Looking through old files, I find former selves. Here is one from June 2009:
The first sentence in José Saramago’s new novel, Death at Intervals: “The following day, no one died.”
Tonight, will dream of Saramago’s character, death (lowercase).
*
Sunday morning at two a.m., I finally finished reading Saramago’s All the Names. I’d bought the book last October at the Strand, the day the bookstore turned eighty, with various authors scattered throughout the store looking neglected and bored and self-conscious. For seven months I carried All the Names with me everywhere, putting it down now and again to concentrate on (late) proofreading jobs and on a new writing project, which was going more smoothly than I’d anticipated because of the long sentences I’d absorbed from Saramago.
Slow reading is extolled and encouraged, but I’m convinced now that I’m merely a scattered reader. Too much to do, too much to write and other things to read. Self-diagnosed ADHD.
On Sunday afternoon I strolled down to West 3rd for crepes. In a café where I sat down to coffee and to read a story for my writing group, I set All the Names on the table, and was distracted by its worn cover every time I looked up from the story. I read through the story quickly so I can start savoring the book again. I had about twenty more pages to go, the point where I can no longer keep the book open on the table with only my keys or phone, I have to hold it in my hand once again, to use it for the object it is. To hold a book at its start and at its end is unwieldy. I love the sensation of newness at the beginning (I just started a book . . . I am still reading this book . . . I am falling into this book . . . I am going to name my next dog Senhor José), and I am depressed at the eventual close near the end (Can there really be only X many pages to go?).
Senhor José has just sat down on a stranger’s couch.
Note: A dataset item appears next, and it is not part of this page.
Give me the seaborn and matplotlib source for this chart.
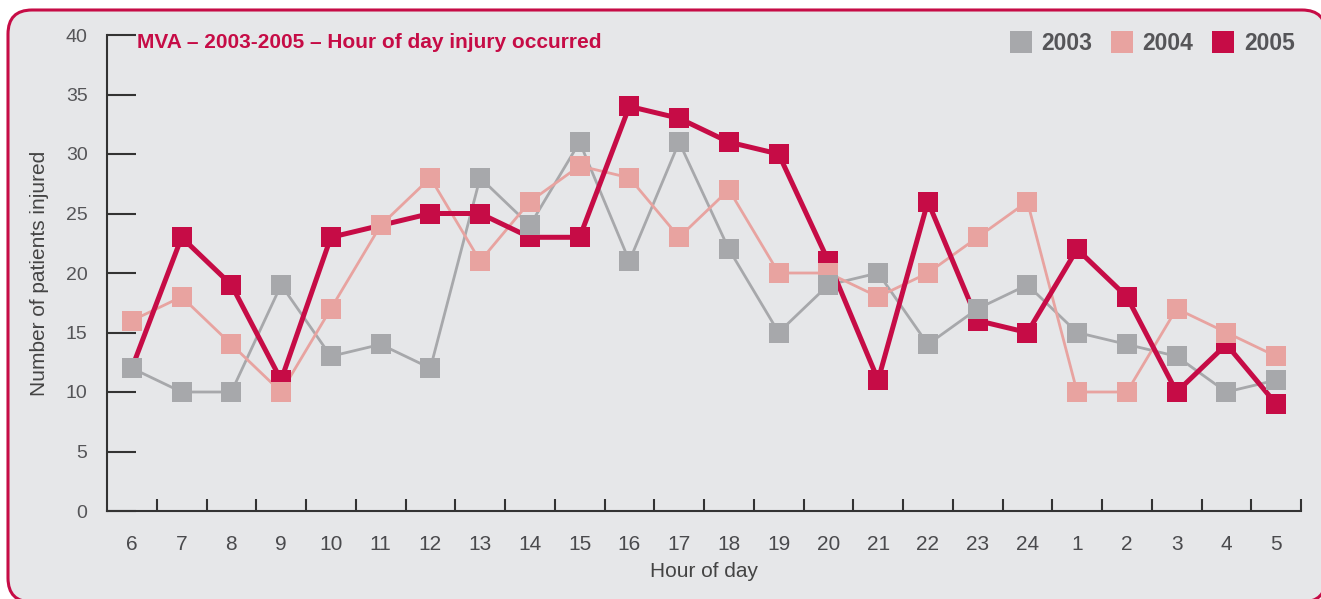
import pandas as pd
import numpy as np
import matplotlib.pyplot as plt
import seaborn as sns
from matplotlib.patches import FancyBboxPatch
from matplotlib.lines import Line2D

hours = ["6", "7", "8", "9", "10", "11", "12", "13", "14", "15", "16", "17",
         "18", "19", "20", "21", "22", "23", "24", "1", "2", "3", "4", "5"]
y2003 = [12, 10, 10, 19, 13, 14, 12, 28, 24, 31, 21, 31, 22, 15, 19, 20, 14, 17, 19, 15, 14, 13, 10, 11]
y2004 = [16, 18, 14, 10, 17, 24, 28, 21, 26, 29, 28, 23, 27, 20, 20, 18, 20, 23, 26, 10, 10, 17, 15, 13]
y2005 = [12, 23, 19, 11, 23, 24, 25, 25, 23, 23, 34, 33, 31, 30, 21, 11, 26, 16, 15, 22, 18, 10, 14, 9]
years = ["2003", "2004", "2005"]

colors = {"2003": "#a7a8ab", "2004": "#e8a3a0", "2005": "#c60c46"}
widths = {"2003": 2.0, "2004": 2.0, "2005": 3.6}
crimson = "#c60c46"
textgray = "#555558"

df = pd.DataFrame({
    "pos": list(range(len(hours))) * 3,
    "count": y2003 + y2004 + y2005,
    "year": ["2003"] * 24 + ["2004"] * 24 + ["2005"] * 24,
})

sns.set_style("white")
plt.rcParams["font.family"] = ["Liberation Sans", "DejaVu Sans"]

fig = plt.figure(figsize=(13.21, 5.99), dpi=100)
fig.patch.set_facecolor("white")

box = FancyBboxPatch((8, -3), 1318, 592, boxstyle="round,pad=0,rounding_size=24",
                     transform=None, facecolor="#e6e7e9", edgecolor=crimson,
                     linewidth=2.2, zorder=-10)
fig.patches.append(box)

ax = fig.add_axes([107 / 1321, 1 - 511 / 599, (1301 - 107) / 1321, (511 - 35) / 599])
ax.set_facecolor("none")

# lines first, markers drawn afterwards in reverse order
for yr in years:
    sub = df[df["year"] == yr]
    sns.lineplot(data=sub, x="pos", y="count", color=colors[yr], lw=widths[yr],
                 sort=False, ax=ax, zorder=2 + years.index(yr))
for yr in years[::-1]:
    sub = df[df["year"] == yr]
    sns.scatterplot(data=sub, x="pos", y="count", color=colors[yr], marker="s",
                    s=220, linewidth=0, ax=ax, zorder=6)

ax.set_xlim(-0.5, len(hours) - 0.5)
ax.set_ylim(0, 40)
ax.set_yticks(range(0, 41, 5))
ax.set_xticks(range(len(hours)))
ax.set_xticklabels(hours)
ax.set_xticks(np.arange(0.5, len(hours), 1), minor=True)

for s in ["top", "right"]:
    ax.spines[s].set_visible(False)
for s in ["left", "bottom"]:
    ax.spines[s].set_color("#333333")
    ax.spines[s].set_linewidth(1.5)

ax.tick_params(axis="y", direction="in", length=21, width=1.5, color="#333333",
               labelsize=14, labelcolor=textgray, pad=14, left=True)
ax.tick_params(axis="x", which="major", length=0, labelsize=15, labelcolor="#4a4a4d", pad=17)
ax.tick_params(axis="x", which="minor", direction="in", length=9, width=1.5,
               color="#333333", bottom=True)

ax.set_xlabel("Hour of day", fontsize=15, color="#444444", labelpad=6)
ax.set_ylabel("Number of patients injured", fontsize=15, color="#444444", labelpad=12)

fig.text(137 / 1321, 1 - 42 / 599, "MVA \u2013 2003-2005 \u2013 Hour of day injury occurred",
         color=crimson, fontsize=15, fontweight="bold", va="center", ha="left")

handles = [Line2D([], [], marker="s", linestyle="none", markersize=16,
                  markerfacecolor=colors[yr], markeredgewidth=0) for yr in years]
leg = ax.legend(handles, years, ncol=3, frameon=False, loc="upper right",
                bbox_to_anchor=(1.012, 1.05), handlelength=0.8, handletextpad=0.5,
                columnspacing=0.9, prop={"size": 16.5, "weight": "bold"})
for t in leg.get_texts():
    t.set_color(textgray)

fig.savefig("out.png", dpi=100)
Before I can read on, my imagination takes over: I see him moving into the stranger’s apartment, leaving behind his numbing job at the Central Registry to take over the stranger’s job, equally numbing but at least new, at an elementary school.
When I showed my friend the book a few weeks back, she read the cover and laughed: “This is you.”
Senhor José is a low-grade clerk in the Central Registry of an unnamed city, a department where the living and the dead share the same shelf space. A middle-aged bachelor, he has no interest in life beyond his daily routine of issuing certificates of birth, marriage, and death. But one day, when he chances upon the records of an anonymous young woman, something happens to him. Senhor José, newly obsessed—newly awakened—sets off to follow a threat that he hopes will lead him to the woman. But as he gets ever closer, he discovers more about her, and about himself, than he would ever have wished.
Since starting this book, I’ve been writing third-person narratives. I can’t do close third person, though. And my narrators are male.
I can’t pinpoint why I can’t do the same for a female narrator. Every time I try, I get “close” to the narrative, when I want to be as removed as possible. The intimacy is derived, for me at least, from the flow of the narrative, which is long and attempts to be all-encompassing.
A fellow writer said the other day: “I appreciate short stories for the economy of language, for saying everything in as few words as possible.”
To me, I’m not sure that’s what a short story is.
I want to learn how to control it, the way Saramago does. For instance, look at this beautiful passage, when Senhor José has just entered the woman’s apartment to look for clues into her life:
Senhor José slowly closed the drawer, he even started to open another but did not complete the movement, he stopped to think for a long minute, or perhaps it was only a few seconds that seemed like hours, then he firmly pushed the drawer shut, left the study and went and sat on one of the small sofas in the living room, where he remained. He looked at his old darned socks, the trousers that had lost their crease and had ridden up a little, his bony white shins with a few sparse hairs on them. He felt his body sinking into the soft concavity left by another body in the upholstery and the springs [. . .] The silence, which had seemed to him absolute, was interrupted now by noises from the street, especially, from time to time, by the passing of a car, but in the air too there was a slow breathing, a slow pulse, perhaps it was the way houses breathe when they are left alone, this one has probably not even realised yet that there is someone here now.
This is the ecstasy that I hope to reach in my stories—a focus on detail that shifts the narrative to an on-the-verge-to-be-awakened morality.